Art Explained: Tempus
J. Antonio FARFAN
Tempus ( Aged Painting )
2016/ 2019
Acrylic, oil and gold leaf on linen - curtain is a second layer of linen
46 x 42 in. ( 116.8 x 106.7 cm) Advanced technology assists our search for answers in this age of rediscovery. The responses we are finding will take time to absorb as they overwhelm our senses and destabilize everything we were brought up to believe. Our entire society has changed dramatically on account of technology and continues to do so exponentially as artificial intelligence learns to simulate the specifics of human processing. Already, the once hidden parts of science, history and religion have cleared their murky existence and revealed thousands of distorted, erroneous and myth bound bits of information. Data has become a way to decipher truth and the new mindset of inquiry in every new generation is making the world visible from every conceivable angle.
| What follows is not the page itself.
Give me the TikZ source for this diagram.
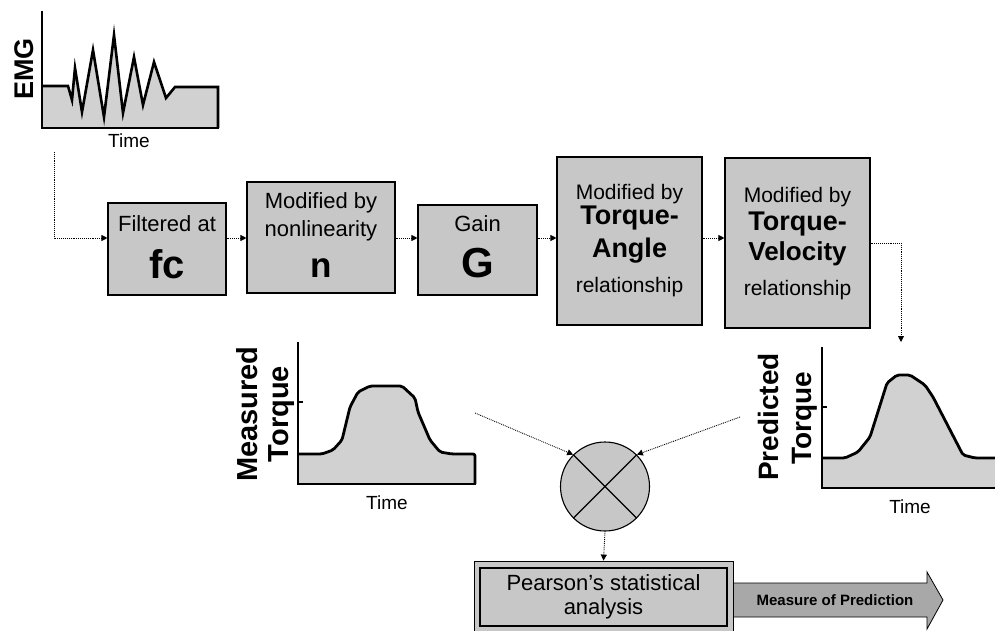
\documentclass[tikz,border=0pt]{standalone}
\usepackage{fontspec}
\setmainfont{Liberation Sans}
\usetikzlibrary{arrows.meta}
\newcommand\fsz[1]{\fontsize{#1pt}{#1pt}\selectfont}
\definecolor{boxgray}{gray}{0.78}
\definecolor{plotgray}{gray}{0.82}
\definecolor{arrowgray}{gray}{0.66}
\tikzset{
  stage/.style={draw=black, line width=1.1pt, fill=boxgray, inner sep=0pt},
  lbl/.style={inner sep=0pt, anchor=base},
  flow/.style={densely dotted, line width=0.9pt, -{Triangle[length=6pt,width=6pt]}},
  axisline/.style={line width=2.2pt, line cap=rect},
  curve/.style={line width=2.8pt, line join=round, rounded corners=2pt},
}
\begin{document}
\begin{tikzpicture}[x=1pt, y=-1pt]
\useasboundingbox (0,0) rectangle (995,631);

% ---------- EMG trace ----------
\fill[plotgray] (42,86) -- (68,86) -- (72,100) -- (75,68) -- (82,112) -- (93,50) -- (104,117)
  -- (114,35) -- (123,113) -- (134,57) -- (143,105) -- (154,62) -- (166,98) -- (175,87)
  -- (218,87) -- (218,128) -- (42,128) -- cycle;
\draw[line width=2.6pt, line join=miter] (42,86) -- (68,86) -- (72,100) -- (75,68) -- (82,112) -- (93,50) -- (104,117)
  -- (114,35) -- (123,113) -- (134,57) -- (143,105) -- (154,62) -- (166,98) -- (175,87)
  -- (218,87) -- (218,128);
\draw[axisline] (42,12) -- (42,128) -- (218,128);
\node[lbl, rotate=90] (emglabel) at (33,69) {\fsz{27}\bfseries EMG};
\node[lbl] (emgtime) at (129,148) {\fsz{19}Time};
\coordinate (emgout) at (54,152);

% ---------- processing chain ----------
\coordinate (row) at (0,238);
\node[stage, minimum width=118pt, minimum height=92pt]  (b1) at (167,249) {};
\node[stage, minimum width=148pt, minimum height=111pt] (b2) at (321,237.5) {};
\node[stage, minimum width=119pt, minimum height=90pt]  (b3) at (477.5,250) {};
\node[stage, minimum width=145pt, minimum height=168pt] (b4) at (629.5,241) {};
\node[stage, minimum width=145pt, minimum height=170pt] (b5) at (797.5,243) {};

\node[lbl] (b1a) at (167,231) {\fsz{22}Filtered at};
\node[lbl] (b1b) at (167,278) {\fsz{40}\bfseries fc};

\node[lbl] (b2a) at (321,208) {\fsz{22}Modified by};
\node[lbl] (b2b) at (321,236) {\fsz{22}nonlinearity};
\node[lbl] (b2c) at (321,277) {\fsz{35}\bfseries n};

\node[lbl] (b3a) at (477.5,231) {\fsz{22}Gain};
\node[lbl] (b3b) at (477.5,277) {\fsz{42}\bfseries G};

\node[lbl] (b4a) at (629.5,200) {\fsz{21}Modified by};
\node[lbl] (b4b) at (629.5,224) {\fsz{27}\bfseries Torque-};
\node[lbl] (b4c) at (629.5,257) {\fsz{27}\bfseries Angle};
\node[lbl] (b4d) at (629.5,292) {\fsz{21}relationship};

\node[lbl] (b5a) at (797.5,203) {\fsz{21}Modified by};
\node[lbl] (b5b) at (797.5,230) {\fsz{27}\bfseries Torque-};
\node[lbl] (b5c) at (797.5,260) {\fsz{26}\bfseries Velocity};
\node[lbl] (b5d) at (797.5,295) {\fsz{21}relationship};

\draw[flow] (emgout) |- (b1.west |- row);
\draw[flow] (b1.east |- row) -- (b2.west |- row);
\draw[flow] (b2.east |- row) -- (b3.west |- row);
\draw[flow] (b3.east |- row) -- (b4.west |- row);
\draw[flow] (b4.east |- row) -- (b5.west |- row);
\coordinate (predin) at (901,342);
\draw[flow] (b5.east) -| (predin);

% ---------- measured torque ----------
\fill[plotgray] (298,454) -- (322,454) -- (333,450) -- (342,440) -- (350,407) -- (358,392)
  -- (370,386) -- (402,386) -- (415,398) -- (418,412) -- (430,440) -- (440,452) -- (452,454)
  -- (475,454) -- (475,484) -- (298,484) -- cycle;
\draw[curve] (298,454) -- (322,454) -- (333,450) -- (342,440) -- (350,407) -- (358,392)
  -- (370,386) -- (402,386) -- (415,398) -- (418,412) -- (430,440) -- (440,452) -- (452,454)
  -- (475,454) -- (475,484);
\draw[axisline] (298,343) -- (298,484) -- (475,484);
\draw[line width=1.2pt] (298,402) -- (303,402);
\node[lbl, rotate=90] (measa) at (257,414) {\fsz{29}\bfseries Measured};
\node[lbl, rotate=90] (measb) at (288,414) {\fsz{29}\bfseries Torque};
\node[lbl] (meastime) at (387,509) {\fsz{19}Time};
\coordinate (measout) at (475,413);

% ---------- predicted torque ----------
\fill[plotgray] (822,458) -- (845,458) -- (858,452) -- (870,437) -- (887,383) -- (897,375)
  -- (910,375) -- (925,385) -- (933,397) -- (963,455) -- (975,458) -- (996,458)
  -- (996,488) -- (822,488) -- cycle;
\draw[curve] (822,458) -- (845,458) -- (858,452) -- (870,437) -- (887,383) -- (897,375)
  -- (910,375) -- (925,385) -- (933,397) -- (963,455) -- (975,458) -- (996,458);
\draw[axisline] (822,348) -- (822,488) -- (996,488);
\draw[line width=1.2pt] (822,407) -- (827,407);
\node[lbl, rotate=90] (preda) at (778,417) {\fsz{28}\bfseries Predicted};
\node[lbl, rotate=90] (predb) at (811,418) {\fsz{28}\bfseries Torque};
\node[lbl] (predtime) at (910,513) {\fsz{19}Time};
\coordinate (predout) at (740,417);

% ---------- comparison ----------
\node[circle, draw=black, line width=1.1pt, fill=boxgray, minimum size=89pt, inner sep=0pt] (cmp) at (605,486.5) {};
\draw[line width=1.1pt] (cmp.45) -- (cmp.225) (cmp.135) -- (cmp.315);
\draw[flow] (measout) -- (cmp.135);
\draw[flow] (predout) -- (cmp.45);

% ---------- output arrow ----------
\draw[line width=0.8pt, fill=arrowgray] (733,583) -- (927,583) -- (927,572) -- (943,600)
  -- (927,629) -- (927,617) -- (733,617) -- cycle;
\node[inner sep=0pt] (mop) at (835,600) {\fsz{15}\bfseries Measure of Prediction};

% ---------- correlation analysis ----------
\node[draw=black, line width=0.8pt, fill=boxgray, minimum width=259pt, minimum height=72pt, inner sep=0pt] (pearson) at (603.5,597) {};
\node[draw=black, line width=1.3pt, fill=boxgray, minimum width=247pt, minimum height=58pt, inner sep=0pt,
  align=center, font=\fsz{22}] (pearsonin) at (603.5,597) {Pearson's statistical\\[2pt]analysis};
\draw[flow] (cmp.south) -- (pearson.north);
\end{tikzpicture}
\end{document}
In his own work, Leonardo da Vinci, thought much on the comparison between man made constructs and natural phenomenon, a type of intellectual inquiry that defined the renaissance of the fifteenth century and equally as appropriate in our time, when the same methods of investigation highlight the concerns of our era. The curtain has been a recurring theme in my work for the past thirty years and has since been a both a decorative symbol and an indicator of revelation or concealment. It introduces a future truth or closes a past myth. The theatrical experience of discovery invites the viewer to ponder the tinier symbols being uncovered. In this painting titled, Tempus, a deep gray illuminates the larger part of the curtain, a dramatic lift exposes an underlying golden color revealing rain clouds in differing sizes atop a transferred image of the Last Supper of Christ. The grand reveal exposes new information about both Leonardo’s Last Supper in Milan and his own intention of exposing a truth that lay hidden in the non superfluous iconography of his mural.